Mais Ujitawara recèle aussi un autre trésor: le temple Shōju-in, souvent qualifié de "temple le plus instagrammable de Kyōto". Un titre pareil, cela mérite une petite visite; mais vraiment, ça se mérite. Après avoir repéré l'endroit sur la carte, il m'a semblé sage de demander à l'office de tourisme comment s'y rendre. Et là, après un instant de stupeur, la dame a appelé un de ses collègues, pour m'annoncer en cœur: "on ne vous le conseille pas, c'est trop compliqué." Bon, il en faut un peu plus pour m'arrêter. Du coup, elle m'a indiqué l'itinéraire: un train local jusqu'à Uji, un bus municipal jusqu'à Ujitawara, puis un bus local (gratuit) jusqu'en bas du temple, puis 10 minutes de marche. Le tout avec un avertissement: "la fréquence du bus local est très faible, et en cas d'affluence, les habitants sont prioritaires sur les touristes." Dans l'hypothèse où ma motivation n'aurait pas encore disparu, elle m'a donné la fiche avec les horaires du bus local:
Avec toutes ces informations, plus le choix: il fallait y aller.
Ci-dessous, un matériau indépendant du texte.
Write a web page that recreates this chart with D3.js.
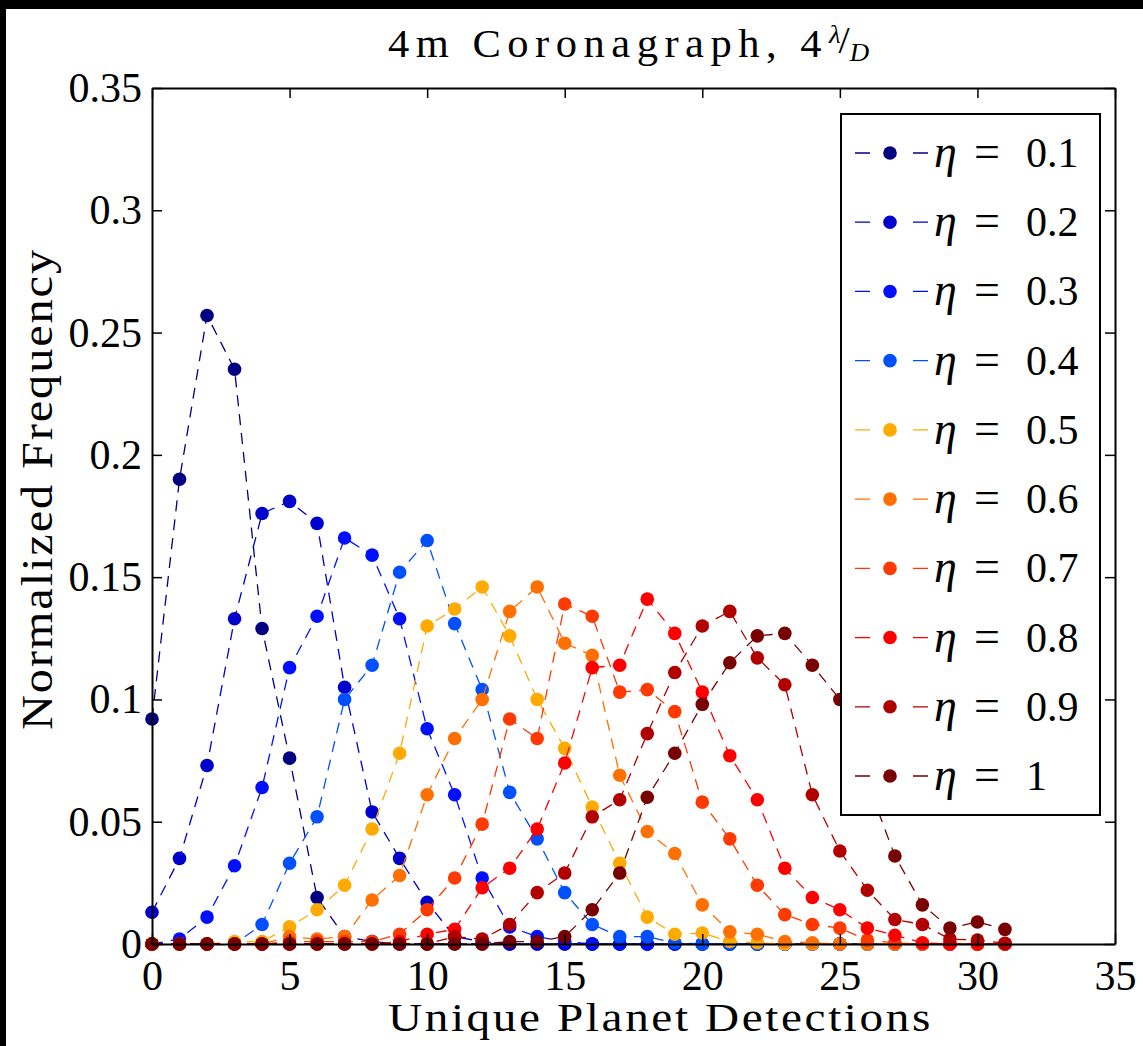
<!DOCTYPE html>
<html>
<head>
<meta charset="utf-8">
<script src="https://cdn.jsdelivr.net/npm/d3@7"></script>
<style>
  body { margin: 0; background: #fff; }
  svg { display: block; }
</style>
</head>
<body>
<svg></svg>
<script>
// detections on the x axis
var detections = [0,1,2,3,4,5,6,7,8,9,10,11,12,13,14,15,16,17,18,19,20,21,22,23,24,25,26,27,28,29,30,31];

// normalized frequency for each eta
var eta01 = [0.092,0.190,0.257,0.235,0.129,0.076,0.019,0.003,0.001,0,0,0,0,0,0,0,0,0,0,0,0,0,0,0,0,0,0,0,0,0,0,0];
var eta02 = [0.013,0.035,0.073,0.133,0.176,0.181,0.172,0.105,0.054,0.035,0.017,0.003,0.001,0,0,0,0,0,0,0,0,0,0,0,0,0,0,0,0,0,0,0];
var eta03 = [0,0.002,0.011,0.032,0.064,0.113,0.134,0.166,0.159,0.133,0.088,0.061,0.027,0.007,0.003,0.001,0,0,0,0,0,0,0,0,0,0,0,0,0,0,0,0];
var eta04 = [0,0,0,0,0.008,0.033,0.052,0.100,0.114,0.152,0.165,0.131,0.104,0.062,0.043,0.021,0.008,0.003,0.003,0.0005,0,0,0,0,0,0,0,0,0,0,0,0];
var eta05 = [0,0,0,0.001,0.001,0.007,0.014,0.024,0.047,0.078,0.130,0.137,0.146,0.126,0.100,0.080,0.056,0.033,0.011,0.004,0.0045,0.001,0.0005,0,0,0,0,0,0,0,0,0];
var eta06 = [0,0,0,0,0,0.003,0.002,0.003,0.018,0.028,0.061,0.084,0.100,0.136,0.146,0.123,0.118,0.069,0.046,0.037,0.016,0.005,0.004,0.001,0.0005,0,0,0,0,0,0,0];
var eta07 = [0,0,0,0,0,0.001,0.001,0.001,0.001,0.004,0.014,0.027,0.049,0.092,0.084,0.139,0.134,0.103,0.104,0.095,0.058,0.043,0.024,0.012,0.008,0.0065,0.0016,0.0005,0,0,0,0];
var eta08 = [0,0,0,0,0,0,0,0,0,0.001,0.004,0.006,0.023,0.031,0.047,0.074,0.113,0.114,0.141,0.127,0.103,0.077,0.059,0.031,0.019,0.014,0.0065,0.0036,0.0005,0,0,0];
var eta09 = [0,0,0,0,0,0,0,0,0,0,0,0.003,0.002,0.008,0.021,0.029,0.052,0.059,0.086,0.111,0.130,0.136,0.117,0.106,0.061,0.038,0.022,0.010,0.008,0.002,0.0016,0.0003];
var eta10 = [0,0,0,0,0,0,0,0,0,0,0,0,0,0.001,0.001,0.003,0.014,0.029,0.060,0.078,0.098,0.115,0.126,0.127,0.114,0.100,0.066,0.036,0.016,0.0065,0.009,0.006];

var seriesNames = ["0.1","0.2","0.3","0.4","0.5","0.6","0.7","0.8","0.9","1"];
var seriesValues = [eta01,eta02,eta03,eta04,eta05,eta06,eta07,eta08,eta09,eta10];
var seriesColors = ["#000080","#0000cc","#0010ff","#0050ff","#ffaa00","#ff7000","#ff3a00","#ff0000","#b00000","#780000"];

var xTicks = [0,5,10,15,20,25,30,35];
var yTicks = [0,0.05,0.1,0.15,0.2,0.25,0.3,0.35];

var svgWidth = 1143, svgHeight = 1046;
var plotLeft = 152, plotRight = 1115, plotTop = 88, plotBottom = 944;

var svg = d3.select("svg")
    .attr("width", svgWidth)
    .attr("height", svgHeight);

svg.append("rect").attr("width", svgWidth).attr("height", svgHeight).attr("fill", "#fff");
// black frame strips of the screenshot
svg.append("rect").attr("x", 0).attr("y", 0).attr("width", svgWidth).attr("height", 9).attr("fill", "#000");
svg.append("rect").attr("x", 0).attr("y", 0).attr("width", 6).attr("height", svgHeight).attr("fill", "#000");

var xScale = d3.scaleLinear().domain([0, 35]).range([plotLeft, plotRight]);
var yScale = d3.scaleLinear().domain([0, 0.35]).range([plotBottom, plotTop]);

var serif = "'Liberation Serif', 'Times New Roman', serif";

function fmtY(d) { return d === 0 ? "0" : String(d); }

var x_axis = d3.axisBottom(xScale).tickValues(xTicks).tickSizeInner(-10).tickSizeOuter(0).tickPadding(16);
var y_axis = d3.axisLeft(yScale).tickValues(yTicks).tickFormat(fmtY).tickSizeInner(-10).tickSizeOuter(0).tickPadding(10);
var x_top = d3.axisTop(xScale).tickValues(xTicks).tickFormat("").tickSizeInner(-10).tickSizeOuter(0);
var y_right = d3.axisRight(yScale).tickValues(yTicks).tickFormat("").tickSizeInner(-10).tickSizeOuter(0);

// series lines and markers
var line = d3.line()
    .x(function(d) { return xScale(d[0]); })
    .y(function(d) { return yScale(d[1]); });

seriesValues.forEach(function(vals, i) {
    var pts = detections.map(function(x, j) { return [x, vals[j]]; });
    var g = svg.append("g");
    g.append("path")
        .attr("d", line(pts))
        .attr("fill", "none")
        .attr("stroke", seriesColors[i])
        .attr("stroke-width", 1.3)
        .attr("stroke-dasharray", "11,8");
    g.selectAll("circle")
        .data(pts)
        .enter().append("circle")
        .attr("cx", function(d) { return xScale(d[0]); })
        .attr("cy", function(d) { return yScale(d[1]); })
        .attr("r", 6.8)
        .attr("fill", seriesColors[i]);
});

function styleAxis(g) {
    g.select(".domain").attr("stroke", "#000").attr("stroke-width", 2);
    g.selectAll(".tick line").attr("stroke", "#000").attr("stroke-width", 1.5);
    g.selectAll("text").attr("font-family", serif).attr("font-size", 42).attr("fill", "#000");
}

svg.append("g").attr("transform", "translate(0," + plotBottom + ")").call(x_axis).call(styleAxis);
svg.append("g").attr("transform", "translate(" + plotLeft + ",0)").call(y_axis).call(styleAxis);
svg.append("g").attr("transform", "translate(0," + plotTop + ")").call(x_top).call(styleAxis);
svg.append("g").attr("transform", "translate(" + plotRight + ",0)").call(y_right).call(styleAxis);

// stretch a label a bit and spread the rest with letter spacing
function fitWidth(sel, target, stretch) {
    var n = sel.text().length;
    var w = sel.node().getComputedTextLength() * stretch;
    sel.attr("letter-spacing", Math.max(0, (target - w) / n / stretch));
}

// title
var titleG = svg.append("g").attr("transform", "translate(388,57) scale(1.12,1.05)");
var title = titleG.append("text")
    .attr("font-family", serif).attr("font-size", 38).attr("fill", "#000");
var tMain = title.append("tspan").text("4m Coronagraph, 4");
fitWidth(tMain, 440, 1.12);
title.append("tspan").attr("font-size", 24).attr("font-style", "italic")
    .attr("letter-spacing", 0).attr("dy", -13).attr("dx", 1).text("λ");
title.append("tspan").attr("font-size", 36).attr("letter-spacing", 0)
    .attr("dy", 9).attr("dx", -2).text("/");
title.append("tspan").attr("font-size", 24).attr("font-style", "italic")
    .attr("letter-spacing", 0).attr("dy", 8).attr("dx", 0).text("D");

// x label
var xlG = svg.append("g").attr("transform", "translate(388,1031) scale(1.15,1)");
var xl = xlG.append("text")
    .attr("font-family", serif).attr("font-size", 41).attr("fill", "#000")
    .text("Unique Planet Detections");
fitWidth(xl, 545, 1.15);

// y label
var ylG = svg.append("g").attr("transform", "translate(52,730) rotate(-90) scale(1.15,1.03)");
var yl = ylG.append("text")
    .attr("font-family", serif).attr("font-size", 42).attr("fill", "#000")
    .text("Normalized Frequency");
fitWidth(yl, 482, 1.15);

// legend
var legX = 841, legY = 114, legW = 259, legH = 701;
var lg = svg.append("g");
lg.append("rect")
    .attr("x", legX).attr("y", legY).attr("width", legW).attr("height", legH)
    .attr("fill", "#fff").attr("stroke", "#000").attr("stroke-width", 2);

var legScale = d3.scalePoint().domain(seriesNames).range([153, 776]);

seriesNames.forEach(function(name, i) {
    var cy = legScale(name);
    lg.append("line")
        .attr("x1", 855).attr("x2", 928).attr("y1", cy).attr("y2", cy)
        .attr("stroke", seriesColors[i]).attr("stroke-width", 1.3)
        .attr("stroke-dasharray", "15,43");
    lg.append("circle").attr("cx", 890).attr("cy", cy).attr("r", 6.8).attr("fill", seriesColors[i]);
    var t = lg.append("text")
        .attr("y", cy + 14)
        .attr("font-family", serif).attr("font-size", 42).attr("fill", "#000");
    t.append("tspan").attr("x", 934).attr("font-style", "italic").attr("font-size", 46).text("η");
    t.append("tspan").attr("x", 974).attr("font-size", 46).text("=");
    t.append("tspan").attr("x", 1026).text(name);
});
</script>
</body>
</html>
C'est donc à l'aube que je suis partie, munie d'un appareil-photo à la batterie bien chargée. Train local, bus municipal: facile. Une fois à la station de bus local, une petite inquiétude: et si la foule se pressait dans le bus? J'ai été vite rassurée: grâce à cet horaire (très) matinal, et sans doute aussi grâce à la journée caniculaire, il y avait de la place dans le bus... en fait, j'étais la seule passagère. Le chauffeur a donc engagé la conversation, et au lieu de me déposer en bas du temple (avec une montée un peu raide, à pied, par 40°C), il a fait un détour pour me poser devant l'entrée du temple. Mieux, il m'a donné rendez-vous pour le trajet retour. Bref, comme souvent au Japon, ce qui s'annonce compliqué a priori se révèle finalement beaucoup plus simple dans la pratique. Ce temple, vieux de 800 ans mais régulièrement restauré, est particulièrement célèbre pour sa fenêtre Inome, "en forme de cœur":
Le cœur est un symbole traditionnellement utilisé au Japon en signe de porte-bonheur, sans la connotation sentimentale que nous pouvons lui accorder en Occident. Cette fenêtre, donnant sur un jardin japonais soigné, est surtout photographiée au printemps avec le cerisier fleuri à droite, en automne avec l'érable rougi à gauche, en hiver avec de la neige qui recouvre tout... mais là, il faudra se contenter de la végétation verdoyante estivale. De plus, il est préférable d'y aller dans l'après-midi, au moment où le soleil passe par la fenêtre et dessine un cœur sur le tatami. Là encore, il faudra se contenter d'une photo matinale, puisque le chauffeur du bus m'avait donné rendez-vous. Mais c'est déjà joli. Dans cette même pièce, le plafond est aussi remarquable, puisqu'il est recouvert de 160 peintures (un petit extrait seulement en photo):
La pièce n'est pas très grande, donc il n'est pas facile de prendre du recul, mais voici une photo pour donner une idée de l'agencement:
De l'autre côté du temple, un jardin très coloré permet de prolonger la promenade. Il est rempli d'innombrables fūrins, des clochettes de verre qui tintent avec le vent:
De minuscules Jizōs, tous plus mignons les uns que les autres, se cachent dans tous les recoins du jardin:
Comme on est au cœur des plantations de thé, la visite comprend aussi une dégustation de thé local, dans un petit pavillon avec vue sur le jardin:
C'est vrai que tout dans ce temple, et aux alentours, est plutôt photogénique. Mais c'est sur le spot le plus emblématique que l'on va rester pour des vœux de bonne année!